New Yorkfield on the left and old Kentsfield on the right
When Intel unleashed the Core microarchitecture, it was clear to point out that there were five key components in the design – Wide Dynamic Execution, Advanced Smart Cache, Smart Memory Access, Advanced Digital Media Boost and Intelligent Power Capability – and they each contributed to the design in several ways. The philosophy was very much focused around performance-per-clock and performance-per-watt unlike the days of Netburst where the focus was just sheer clock speed and throughput – keeping everything as active as possible.
Penryn is no exception to the new design philosophy and makes some improvements on the original Core microarchitecture. Probably the easiest way to discuss the changes and enhancements made in the Penryn family is to go back to our initial look at Intel’s Core 2 Duo processors, where we outlined the five key components that make up the Core microarchitecture. Over the page we'll describe the enhancements Intel has made to the architecture.

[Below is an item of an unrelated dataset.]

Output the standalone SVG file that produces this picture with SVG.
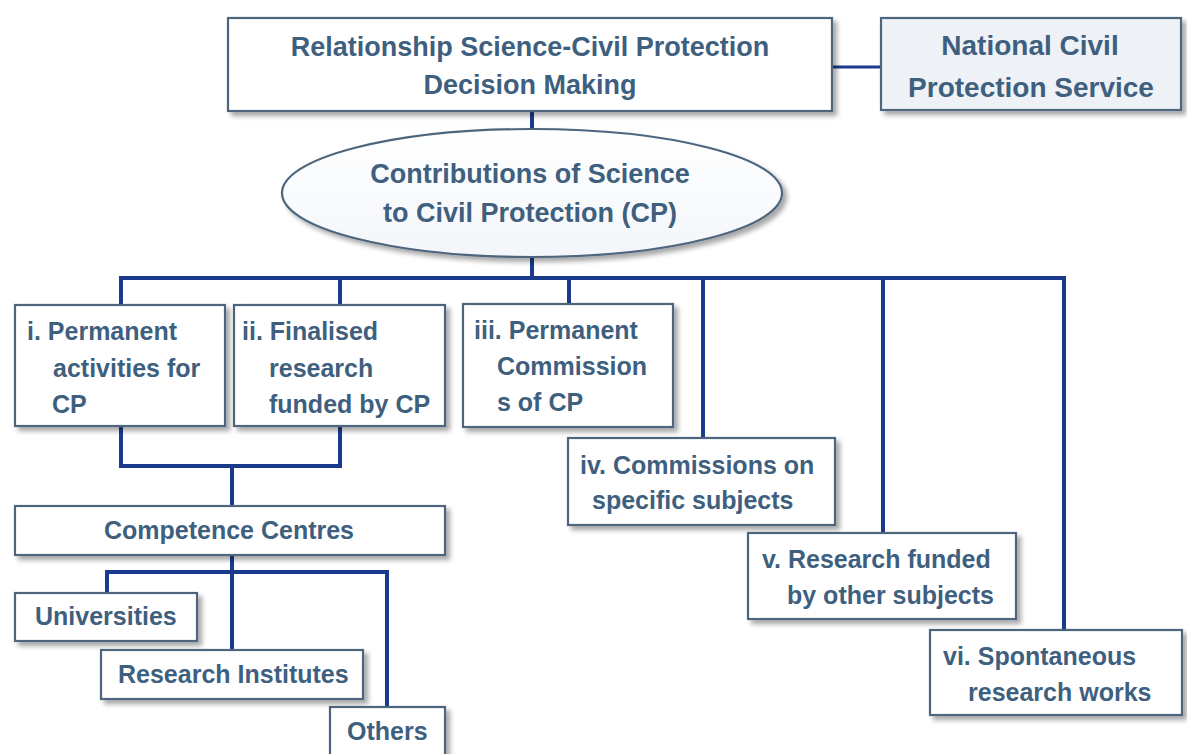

Before we do that though, it's worth briefly mentioning Intel's other 45nm architecture – Silverthorne. It is the first dedicated mobile processor from Intel that is a fraction of the size of normal CPUs and is specifically tailored for low power devices. When the Tejas and Jayhawk project
was cancelled back in 2005, the architect team was split into two groups: the first was tasked with designing Penryn architecture while the second designed Silverthorne.
Despite working on two completely different architectures, both had one common goal: working exclusively towards the anticipated 45nm manufacturing process, though they're using the process differently. As the increase in transistor switching speed and reduced current leakage are non-simultaneous benefits, the mobile parts sacrifice transistor switching speed for power reduction and battery life, whereas the desktop and server parts are more focused on performance as they have a much higher acceptable power envelope.
The difficulty in working with projected guidelines before a process is properly developed is fully evident with Tejas - the 90nm process was not what it was cracked up to be and so the CPUs leaked like a sponge and were said to be 150W at just 2.8GHz. In complete contrast, the 45nm process seems to have worked as anticipated or better than expected, as the launch has been brought forward slightly from initial projections.